§ **What to work on**:
Answer with nothing but a number: how many lines include the word "this"?

(Figure scripts)

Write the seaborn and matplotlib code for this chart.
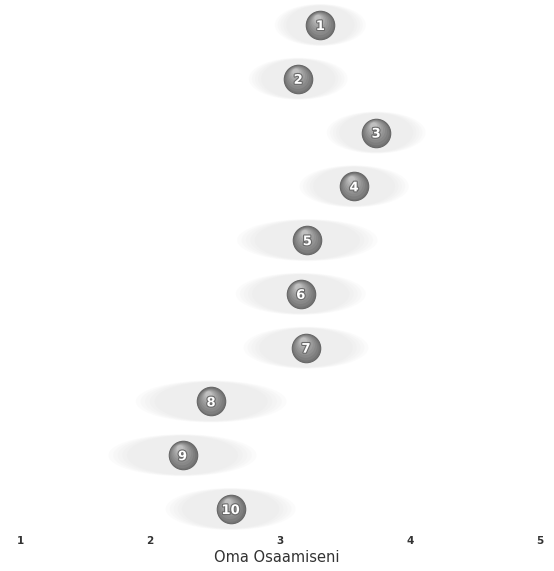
import numpy as np
import pandas as pd
import seaborn as sns
import matplotlib
matplotlib.use("Agg")
import matplotlib.pyplot as plt
from matplotlib.patches import Ellipse
from matplotlib.transforms import offset_copy
import matplotlib.patheffects as pe

# Self-assessment: mean score per item and the spread around it
items = [1, 2, 3, 4, 5, 6, 7, 8, 9, 10]
means = [3.31, 3.14, 3.74, 3.57, 3.21, 3.16, 3.20, 2.47, 2.25, 2.62]
spread = [0.35, 0.38, 0.38, 0.42, 0.54, 0.50, 0.48, 0.58, 0.57, 0.50]
tick_values = [1, 2, 3, 4, 5]
tick_labels = ["1", "2", "3", "4", "5"]
x_title = "Oma Osaamiseni"

df = pd.DataFrame({"item": items, "mean": means, "spread": spread})

sns.set_theme(style="white")
plt.rcParams["font.family"] = ["DejaVu Sans"]

fig = plt.figure(figsize=(5.54, 5.71), dpi=100)
ax = fig.add_axes([0.0, 41 / 571, 1.0, 530 / 571])

# pale, flat halo showing the spread of answers
for _, r in df.iterrows():
    for k in np.linspace(1.0, 0.75, 5):
        ax.add_patch(Ellipse((r["mean"], r["item"]), width=2 * r["spread"] * k,
                             height=0.78 * (0.7 + 0.3 * k), facecolor="#c4c4c4",
                             edgecolor="none", alpha=0.055, zorder=1))

# glossy numbered balls
base_s = 420
sns.scatterplot(data=df, x="mean", y="item", s=base_s, color="#747474",
                edgecolor="#666666", linewidth=0.8, ax=ax, zorder=3, legend=False)
shades = ["#7e7e7e", "#888888", "#929292", "#9c9c9c", "#a7a7a7", "#b3b3b3", "#c0c0c0"]
for i, c in enumerate(shades):
    frac = 0.9 - i * 0.11
    tr = offset_copy(ax.transData, fig=fig, x=-0.4 * i, y=1.1 * i, units="dots")
    ax.scatter(df["mean"], df["item"], s=base_s * frac ** 2, color=c,
               edgecolor="none", zorder=4 + i * 0.01, transform=tr)

for _, r in df.iterrows():
    ax.text(r["mean"], r["item"], str(int(r["item"])), ha="center", va="center_baseline",
            color="white", fontsize=9.5, fontweight="bold", zorder=6,
            path_effects=[pe.withStroke(linewidth=1.6, foreground="#6a6a6a")])

ax.set_xlim(1 - 20 / 130, 5 + 14 / 130)
ax.set_ylim(1 + 505 / 53.78, 1 - 25 / 53.78)
ax.set_xticks(tick_values)
ax.set_xticklabels(tick_labels, fontsize=7.5, fontweight="bold", color="#333333")
ax.set_yticks([])
ax.tick_params(axis="x", length=0, pad=4)
ax.set_xlabel(x_title, fontsize=10.5, color="#333333", labelpad=3)
ax.set_ylabel("")
for s in ax.spines.values():
    s.set_visible(False)

fig.savefig("out.png", dpi=100)
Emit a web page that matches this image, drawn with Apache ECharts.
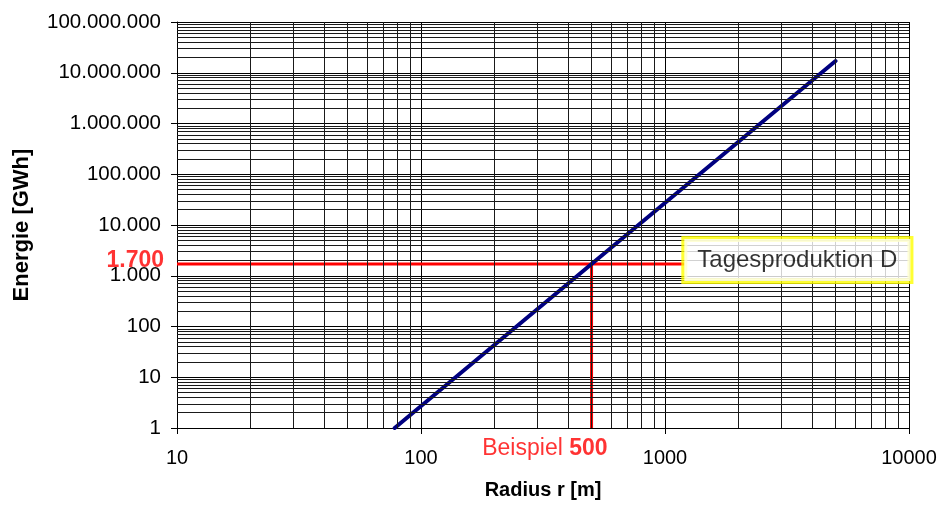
<!DOCTYPE html>
<html>
<head>
<meta charset="utf-8">
<script src="https://cdn.jsdelivr.net/npm/echarts@6/dist/echarts.min.js"></script>
<style>
  html, body { margin: 0; padding: 0; background: #fff; }
  #chart { width: 944px; height: 506px; }
</style>
</head>
<body>
<div id="chart"></div>
<script>
// Energie ~ r^4 (Gerade im doppelt-logarithmischen Diagramm)
const energyLine = [[78, 1], [500, 1700], [5000, 17000000]]

// Beispiel: r = 500 m -> 1.700 GWh
const exampleR = 500
const exampleE = 1700
const exampleBoxR = 1200 // bis hier läuft die rote Linie (Beginn der Box)

const xDecades = [10, 100, 1000]
const yDecades = [1, 10, 100, 1000, 10000, 100000, 1000000, 10000000]
const minorSteps = [2, 3, 4, 5, 6, 7, 8, 9]

const boxText = 'Tagesproduktion D'
const yMarkText = '1.700'

const FONT = 'Liberation Sans, Arial, sans-serif'

// Nebengitter (2..9 je Dekade)
const xMinor = []
xDecades.forEach(d => minorSteps.forEach(m => xMinor.push(d * m)))
const yMinor = []
yDecades.forEach(d => minorSteps.forEach(m => yMinor.push(d * m)))

// Tausenderpunkte wie im Original
const fmtDE = v => String(Math.round(v)).replace(/\B(?=(\d{3})+(?!\d))/g, '.')

const chart = echarts.init(document.getElementById('chart'))

chart.setOption({
  animation: false,
  grid: { left: 177, right: 35, top: 22, bottom: 78 },
  xAxis: {
    type: 'log',
    logBase: 10,
    min: 10,
    max: 10000,
    name: 'Radius r [m]',
    nameLocation: 'middle',
    nameGap: 52,
    nameTextStyle: { fontFamily: FONT, fontSize: 20, fontWeight: 'bold', color: '#000' },
    axisLine: { show: true, lineStyle: { color: '#000', width: 1 } },
    axisTick: { show: true, length: 6, lineStyle: { color: '#000' } },
    axisLabel: { fontFamily: FONT, fontSize: 20, color: '#000', margin: 20, formatter: v => String(Math.round(v)) },
    splitLine: { show: true, lineStyle: { color: '#000', width: 1 } }
  },
  yAxis: {
    type: 'log',
    logBase: 10,
    min: 1,
    max: 100000000,
    splitNumber: 8,
    name: 'Energie [GWh]',
    nameLocation: 'middle',
    nameGap: 144,
    nameTextStyle: { fontFamily: FONT, fontSize: 22, fontWeight: 'bold', color: '#000' },
    axisLine: { show: true, lineStyle: { color: '#000', width: 1 } },
    axisTick: { show: true, length: 6, lineStyle: { color: '#000' } },
    axisLabel: { fontFamily: FONT, fontSize: 20.5, color: '#000', margin: 16, formatter: fmtDE },
    splitLine: { show: true, lineStyle: { color: '#000', width: 1 } }
  },
  series: [
    {
      // Nebengitterlinien
      type: 'line',
      data: [],
      z: 1,
      silent: true,
      markLine: {
        silent: true,
        symbol: ['none', 'none'],
        label: { show: false },
        animation: false,
        lineStyle: { color: '#1a1a1a', width: 1, type: 'solid' },
        data: xMinor.map(v => ({ xAxis: v })).concat(yMinor.map(v => ({ yAxis: v })))
      }
    },
    {
      // horizontale rote Linie
      type: 'line',
      data: [[10, exampleE], [exampleBoxR, exampleE]],
      z: 3,
      symbol: 'none',
      lineStyle: { color: '#ff0000', width: 3 }
    },
    {
      // vertikale rote Linie
      type: 'line',
      data: [[exampleR, 1], [exampleR, exampleE]],
      z: 3,
      symbol: 'none',
      lineStyle: { color: '#ff0000', width: 3 }
    },
    {
      type: 'line',
      data: energyLine,
      z: 4,
      symbol: 'none',
      lineStyle: { color: '#000080', width: 4, cap: 'round' }
    },
    {
      // Beschriftung 1.700 an der y-Achse
      type: 'scatter',
      data: [[10, exampleE]],
      symbolSize: 0,
      clip: false,
      z: 6,
      label: {
        show: true,
        position: 'left',
        distance: 13,
        offset: [0, -3],
        formatter: yMarkText,
        fontFamily: FONT,
        fontSize: 23,
        fontWeight: 'bold',
        color: '#ff0000'
      }
    },
    {
      // Beschriftung Beispiel 500 unter der x-Achse
      type: 'scatter',
      data: [[exampleR, 1]],
      symbolSize: 0,
      clip: false,
      z: 6,
      label: {
        show: true,
        position: 'bottom',
        distance: 9,
        align: 'right',
        offset: [16, 0],
        formatter: '{n|Beispiel }{b|' + exampleR + '}',
        rich: {
          n: { fontFamily: FONT, fontSize: 23, color: '#ff0000' },
          b: { fontFamily: FONT, fontSize: 23, fontWeight: 'bold', color: '#ff0000' }
        }
      }
    },
    {
      // Textbox Tagesproduktion D
      type: 'scatter',
      data: [[exampleBoxR, exampleE]],
      symbolSize: 0,
      clip: false,
      z: 7,
      label: {
        show: true,
        position: 'right',
        distance: 0,
        offset: [0, -4],
        formatter: boxText,
        fontFamily: FONT,
        fontSize: 24,
        lineHeight: 28,
        color: '#000',
        backgroundColor: '#fff',
        borderColor: '#ffff00',
        borderWidth: 3,
        padding: [7, 13, 7, 13]
      }
    }
  ]
})
</script>
</body>
</html>
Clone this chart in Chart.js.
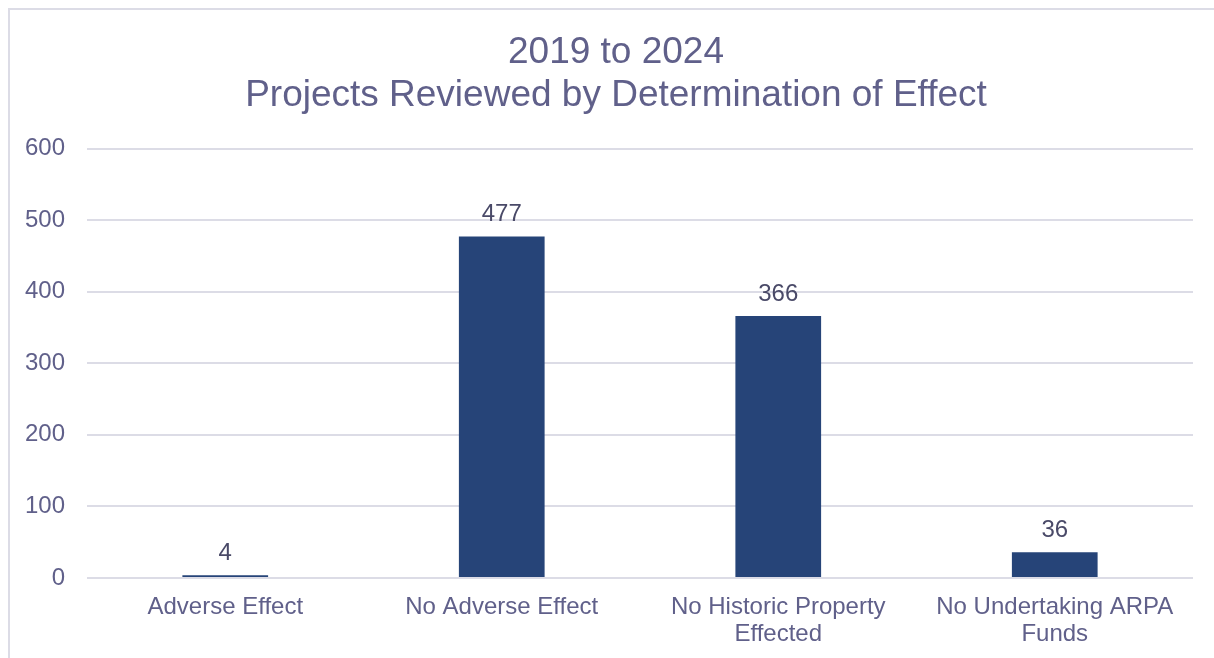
<!DOCTYPE html>
<html>
<head>
<meta charset="utf-8">
<script src="https://cdn.jsdelivr.net/npm/chart.js@4"></script>
<style>
  html, body { margin: 0; padding: 0; background: #fff; overflow: hidden; }
  #wrap { position: absolute; left: 0; top: 0; width: 1214px; height: 658px; }
  #frame { position: absolute; left: 8px; top: 8px; width: 1300px; height: 700px;
           border: 2px solid #dcdce6; box-sizing: border-box; pointer-events: none; }
</style>
</head>
<body>
<div id="wrap">
  <canvas id="effectChart" width="1214" height="658"></canvas>
  <div id="frame"></div>
</div>
<script>
// chart data
var categories = [
  'Adverse Effect',
  'No Adverse Effect',
  ['No Historic Property', 'Effected'],
  ['No Undertaking ARPA', 'Funds']
];
var projectCounts = [4, 477, 366, 36];
var titleLines = ['2019 to 2024', 'Projects Reviewed by Determination of Effect'];

var textColor = '#60608a';
var labelColor = '#4a4a68';
var gridColor = '#dcdce6';
var barColor = '#264478';
var fontFamily = '"Liberation Sans", Arial, sans-serif';

// simple value labels above bars
var valueLabels = {
  id: 'valueLabels',
  afterLayout: function (chart) {
    // centre the title a bit right, like the original
    if (chart.titleBlock) {
      chart.titleBlock.left = 39;
    }
  },
  afterDatasetsDraw: function (chart) {
    var ctx = chart.ctx;
    ctx.save();
    ctx.font = '24px ' + fontFamily;
    ctx.fillStyle = labelColor;
    ctx.textAlign = 'center';
    ctx.textBaseline = 'bottom';
    chart.getDatasetMeta(0).data.forEach(function (bar, i) {
      ctx.fillText(projectCounts[i], bar.x, bar.y - 10);
    });
    ctx.restore();
  }
};

var ctxEl = document.getElementById('effectChart');
var effectChart = new Chart(ctxEl, {
  type: 'bar',
  data: {
    labels: categories,
    datasets: [{
      label: 'Projects',
      data: projectCounts,
      backgroundColor: barColor,
      borderWidth: 0,
      barPercentage: 0.31,
      categoryPercentage: 1
    }]
  },
  options: {
    responsive: false,
    animation: false,
    layout: { padding: { left: 0, right: 21, top: 0, bottom: 0 } },
    plugins: {
      legend: { display: false },
      tooltip: { enabled: false },
      title: {
        display: true,
        text: titleLines,
        color: textColor,
        font: { family: fontFamily, size: 37, weight: 'normal', lineHeight: 1.17 },
        padding: { top: 31, bottom: 31 }
      }
    },
    scales: {
      x: {
        afterFit: function (scale) { scale.height = 80; },
        grid: { display: false, drawTicks: false },
        border: { display: false },
        ticks: {
          color: textColor,
          padding: 16,
          maxRotation: 0,
          autoSkip: false,
          font: { family: fontFamily, size: 24, lineHeight: 1.13 }
        }
      },
      y: {
        min: 0,
        max: 600,
        afterFit: function (scale) { scale.width = 87; },
        grid: { color: gridColor, lineWidth: 2, drawTicks: false },
        border: { display: false },
        ticks: {
          stepSize: 100,
          color: textColor,
          padding: 22,
          font: { family: fontFamily, size: 24 }
        }
      }
    }
  },
  plugins: [valueLabels]
});
</script>
</body>
</html>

§ **Task answer**:
3